Reliance on backbone feature quality: If the backbone lacks good features for a specific domain, the guidance may fail.
Manual tuning: Optimal \(\gamma\) and layers vary by backbone (U-Net vs. DiT); an automated selection mechanism is currently missing.
Simplified kernel: Only the linear kernel was extensively used; complex Mercer kernels remain unexplored.
Future directions: Extending to video or 3D modalities, and dynamic scheduling of \(\gamma\) to balance the three priors.

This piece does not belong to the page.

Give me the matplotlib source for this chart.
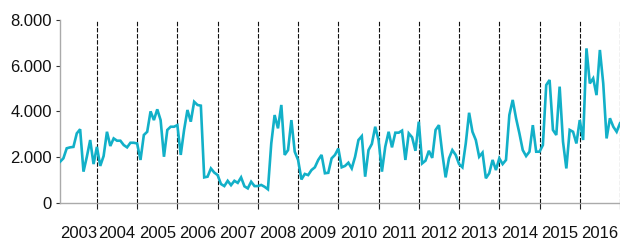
import matplotlib
matplotlib.use("Agg")
import matplotlib.pyplot as plt
from matplotlib.ticker import FuncFormatter, FixedLocator

years = list(range(2003, 2017))

# monthly values, one row per year
values = [
    1800, 1950, 2390, 2430, 2450, 3040, 3220, 1370, 2020, 2750, 1700, 2450,
    1620, 2050, 3110, 2490, 2820, 2720, 2720, 2530, 2430, 2630, 2630, 2600,
    1880, 2970, 3110, 4000, 3620, 4090, 3620, 2020, 3190, 3330, 3330, 3400,
    2100, 3190, 4060, 3550, 4420, 4280, 4250, 1120, 1150, 1510, 1330, 1220,
    830, 740, 970, 780, 970, 880, 1120, 730, 640, 930, 740, 740,
    790, 710, 600, 2600, 3840, 3260, 4280, 2100, 2310, 3620, 2240, 1880,
    1030, 1270, 1220, 1440, 1560, 1880, 2100, 1300, 1320, 1950, 2100, 2380,
    1560, 1620, 1760, 1510, 2020, 2750, 2920, 1150, 2310, 2580, 3330, 2750,
    1370, 2460, 3110, 2430, 3070, 3070, 3160, 1880, 3040, 2870, 2280, 3550,
    1730, 1850, 2280, 1970, 3190, 3400, 2170, 1120, 1950, 2310, 2100, 1700,
    1560, 2600, 3940, 3110, 2750, 2020, 2200, 1080, 1300, 1880, 1440, 1950,
    1700, 1880, 3840, 4500, 3700, 3040, 2310, 2050, 2240, 3400, 2240, 2240,
    2530, 5150, 5370, 3190, 2970, 5080, 2680, 1510, 3190, 3110, 2600, 3620,
    2750, 6750, 5220, 5440, 4710, 6680, 5220, 2820, 3700, 3330, 3110, 3480,
]

yticks = [0, 2000, 4000, 6000, 8000]

plt.rcParams['font.family'] = ['Liberation Sans', 'DejaVu Sans']

fig = plt.figure(figsize=(6.2, 2.42), dpi=100)
ax = fig.add_axes([0.0968, 0.161, 0.9032, 0.7575])

x = list(range(len(values)))
ax.plot(x, values, color='#12b0c8', lw=1.9, solid_joinstyle='miter', zorder=3)

# year separators
bounds = [12 * k + 11 for k in range(len(years))]
for b in bounds:
    ax.axvline(b, color='#111111', lw=0.8, ls=(0, (4, 1.5)), zorder=2, clip_on=False)

ax.set_xlim(0, len(values) - 1)
ax.set_ylim(0, 8000)

ax.set_yticks(yticks)
ax.yaxis.set_major_formatter(FuncFormatter(lambda v, p: f"{v:,.0f}".replace(',', '.')))

centers = [5.5] + [b + 6 for b in bounds[:-1]]
ax.xaxis.set_major_locator(FixedLocator(bounds))
ax.xaxis.set_minor_locator(FixedLocator(centers))
ax.set_xticklabels([])
ax.set_xticklabels([str(y) for y in years], minor=True)

ax.tick_params(axis='x', which='major', length=4, width=0.8, color='#222222', direction='out')
ax.tick_params(axis='x', which='minor', length=0, pad=16.5, labelsize=12, labelcolor='#111111')
ax.tick_params(axis='y', length=3, width=0.8, color='#333333', pad=3, labelsize=12, labelcolor='#111111')

for s in ['top', 'right']:
    ax.spines[s].set_visible(False)
for s in ['left', 'bottom']:
    ax.spines[s].set_color('#aaaaaa')
    ax.spines[s].set_linewidth(1.0)

fig.savefig("out.png", dpi=100)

vs IGD: IGD uses external proxies (ResNet-18), introducing architecture bias. DAP uses backbone features, making it more robust across target architectures.
vs MGD3: Both use generative distillation, but MGD3 requires external constraints. DAP shows these constraints are internal to the diffusion prior itself.
vs Traditional DD: Traditional methods are architecture-specific (distilling "architecture knowledge"); DAP is generative and architecture-agnostic (distilling "data knowledge").
vs Diffusion Classifier: Inspired by the fact that if a diffusion model can be a discriminative classifier, its features are sufficient for measuring representativeness.

Rating¶

Novelty: ⭐⭐⭐⭐⭐ First to activate the overlooked representativeness prior in DMs with solid theoretical grounding.
Experimental Thoroughness: ⭐⭐⭐⭐ Covers multiple backbones, datasets, and architectures; more out-of-domain validation could be beneficial.
Writing Quality: ⭐⭐⭐⭐ Clear narrative on the three priors; mathematical derivations are well-integrated.
Value: ⭐⭐⭐⭐⭐ Training-free, plug-and-play, and robust, offering direct utility for generative dataset distillation.